--- start Data ---
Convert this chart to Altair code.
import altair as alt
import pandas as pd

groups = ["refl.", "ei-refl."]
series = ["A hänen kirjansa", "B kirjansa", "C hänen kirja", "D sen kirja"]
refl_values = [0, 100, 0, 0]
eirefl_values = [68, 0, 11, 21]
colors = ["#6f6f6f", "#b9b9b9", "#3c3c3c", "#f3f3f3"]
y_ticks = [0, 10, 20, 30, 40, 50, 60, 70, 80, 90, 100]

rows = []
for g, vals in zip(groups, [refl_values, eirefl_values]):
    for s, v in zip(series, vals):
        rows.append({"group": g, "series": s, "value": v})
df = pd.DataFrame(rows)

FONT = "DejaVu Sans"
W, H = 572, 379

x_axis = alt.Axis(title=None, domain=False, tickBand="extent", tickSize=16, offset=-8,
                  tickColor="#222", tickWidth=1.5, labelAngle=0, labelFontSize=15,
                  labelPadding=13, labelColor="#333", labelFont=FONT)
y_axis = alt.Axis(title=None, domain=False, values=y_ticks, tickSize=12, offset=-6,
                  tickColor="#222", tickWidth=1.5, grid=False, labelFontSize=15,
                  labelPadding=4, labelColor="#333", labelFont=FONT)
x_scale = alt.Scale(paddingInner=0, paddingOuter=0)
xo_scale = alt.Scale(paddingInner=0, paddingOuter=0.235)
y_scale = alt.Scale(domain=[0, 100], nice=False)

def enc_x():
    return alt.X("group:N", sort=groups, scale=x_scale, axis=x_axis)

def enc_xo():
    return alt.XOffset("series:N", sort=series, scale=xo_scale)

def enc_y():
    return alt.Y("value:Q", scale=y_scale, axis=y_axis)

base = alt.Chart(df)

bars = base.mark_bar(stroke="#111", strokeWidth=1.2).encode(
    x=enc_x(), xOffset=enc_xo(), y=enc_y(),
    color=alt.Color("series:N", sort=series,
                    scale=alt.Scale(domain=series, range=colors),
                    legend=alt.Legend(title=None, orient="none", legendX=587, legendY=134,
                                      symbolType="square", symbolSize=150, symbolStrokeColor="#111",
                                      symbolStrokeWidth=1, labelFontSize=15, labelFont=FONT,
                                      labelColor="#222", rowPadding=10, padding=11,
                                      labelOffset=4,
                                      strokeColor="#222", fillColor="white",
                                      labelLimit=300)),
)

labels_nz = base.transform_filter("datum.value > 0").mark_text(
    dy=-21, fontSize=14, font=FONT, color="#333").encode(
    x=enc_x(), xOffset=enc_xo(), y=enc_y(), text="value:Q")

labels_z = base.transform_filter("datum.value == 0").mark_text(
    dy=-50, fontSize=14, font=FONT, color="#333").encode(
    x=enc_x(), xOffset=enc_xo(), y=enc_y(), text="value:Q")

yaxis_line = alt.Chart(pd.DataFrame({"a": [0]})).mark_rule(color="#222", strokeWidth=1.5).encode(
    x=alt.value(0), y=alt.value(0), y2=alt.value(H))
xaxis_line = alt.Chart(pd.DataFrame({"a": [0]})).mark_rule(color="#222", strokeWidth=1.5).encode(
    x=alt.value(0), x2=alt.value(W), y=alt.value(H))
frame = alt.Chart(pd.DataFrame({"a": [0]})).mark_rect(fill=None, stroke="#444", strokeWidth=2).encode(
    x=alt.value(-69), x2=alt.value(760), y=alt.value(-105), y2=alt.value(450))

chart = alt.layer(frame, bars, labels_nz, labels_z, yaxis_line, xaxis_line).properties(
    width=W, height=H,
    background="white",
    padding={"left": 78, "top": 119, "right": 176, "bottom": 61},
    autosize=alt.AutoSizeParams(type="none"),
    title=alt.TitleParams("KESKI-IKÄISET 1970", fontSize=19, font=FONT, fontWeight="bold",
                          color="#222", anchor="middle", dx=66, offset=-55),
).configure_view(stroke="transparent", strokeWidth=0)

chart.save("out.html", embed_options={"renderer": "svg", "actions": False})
--- end Data ---
**What the exercise asks:**
Write out the data exactly as it stands.

**Answer for the task:**
Convert this chart to Altair code.
import altair as alt
import pandas as pd

groups = ["refl.", "ei-refl."]
series = ["A hänen kirjansa", "B kirjansa", "C hänen kirja", "D sen kirja"]
refl_values = [0, 100, 0, 0]
eirefl_values = [68, 0, 11, 21]
colors = ["#6f6f6f", "#b9b9b9", "#3c3c3c", "#f3f3f3"]
y_ticks = [0, 10, 20, 30, 40, 50, 60, 70, 80, 90, 100]

rows = []
for g, vals in zip(groups, [refl_values, eirefl_values]):
    for s, v in zip(series, vals):
        rows.append({"group": g, "series": s, "value": v})
df = pd.DataFrame(rows)

FONT = "DejaVu Sans"
W, H = 572, 379

x_axis = alt.Axis(title=None, domain=False, tickBand="extent", tickSize=16, offset=-8,
                  tickColor="#222", tickWidth=1.5, labelAngle=0, labelFontSize=15,
                  labelPadding=13, labelColor="#333", labelFont=FONT)
y_axis = alt.Axis(title=None, domain=False, values=y_ticks, tickSize=12, offset=-6,
                  tickColor="#222", tickWidth=1.5, grid=False, labelFontSize=15,
                  labelPadding=4, labelColor="#333", labelFont=FONT)
x_scale = alt.Scale(paddingInner=0, paddingOuter=0)
xo_scale = alt.Scale(paddingInner=0, paddingOuter=0.235)
y_scale = alt.Scale(domain=[0, 100], nice=False)

def enc_x():
    return alt.X("group:N", sort=groups, scale=x_scale, axis=x_axis)

def enc_xo():
    return alt.XOffset("series:N", sort=series, scale=xo_scale)

def enc_y():
    return alt.Y("value:Q", scale=y_scale, axis=y_axis)

base = alt.Chart(df)

bars = base.mark_bar(stroke="#111", strokeWidth=1.2).encode(
    x=enc_x(), xOffset=enc_xo(), y=enc_y(),
    color=alt.Color("series:N", sort=series,
                    scale=alt.Scale(domain=series, range=colors),
                    legend=alt.Legend(title=None, orient="none", legendX=587, legendY=134,
                                      symbolType="square", symbolSize=150, symbolStrokeColor="#111",
                                      symbolStrokeWidth=1, labelFontSize=15, labelFont=FONT,
                                      labelColor="#222", rowPadding=10, padding=11,
                                      labelOffset=4,
                                      strokeColor="#222", fillColor="white",
                                      labelLimit=300)),
)

labels_nz = base.transform_filter("datum.value > 0").mark_text(
    dy=-21, fontSize=14, font=FONT, color="#333").encode(
    x=enc_x(), xOffset=enc_xo(), y=enc_y(), text="value:Q")

labels_z = base.transform_filter("datum.value == 0").mark_text(
    dy=-50, fontSize=14, font=FONT, color="#333").encode(
    x=enc_x(), xOffset=enc_xo(), y=enc_y(), text="value:Q")

yaxis_line = alt.Chart(pd.DataFrame({"a": [0]})).mark_rule(color="#222", strokeWidth=1.5).encode(
    x=alt.value(0), y=alt.value(0), y2=alt.value(H))
xaxis_line = alt.Chart(pd.DataFrame({"a": [0]})).mark_rule(color="#222", strokeWidth=1.5).encode(
    x=alt.value(0), x2=alt.value(W), y=alt.value(H))
frame = alt.Chart(pd.DataFrame({"a": [0]})).mark_rect(fill=None, stroke="#444", strokeWidth=2).encode(
    x=alt.value(-69), x2=alt.value(760), y=alt.value(-105), y2=alt.value(450))

chart = alt.layer(frame, bars, labels_nz, labels_z, yaxis_line, xaxis_line).properties(
    width=W, height=H,
    background="white",
    padding={"left": 78, "top": 119, "right": 176, "bottom": 61},
    autosize=alt.AutoSizeParams(type="none"),
    title=alt.TitleParams("KESKI-IKÄISET 1970", fontSize=19, font=FONT, fontWeight="bold",
                          color="#222", anchor="middle", dx=66, offset=-55),
).configure_view(stroke="transparent", strokeWidth=0)

chart.save("out.html", embed_options={"renderer": "svg", "actions": False})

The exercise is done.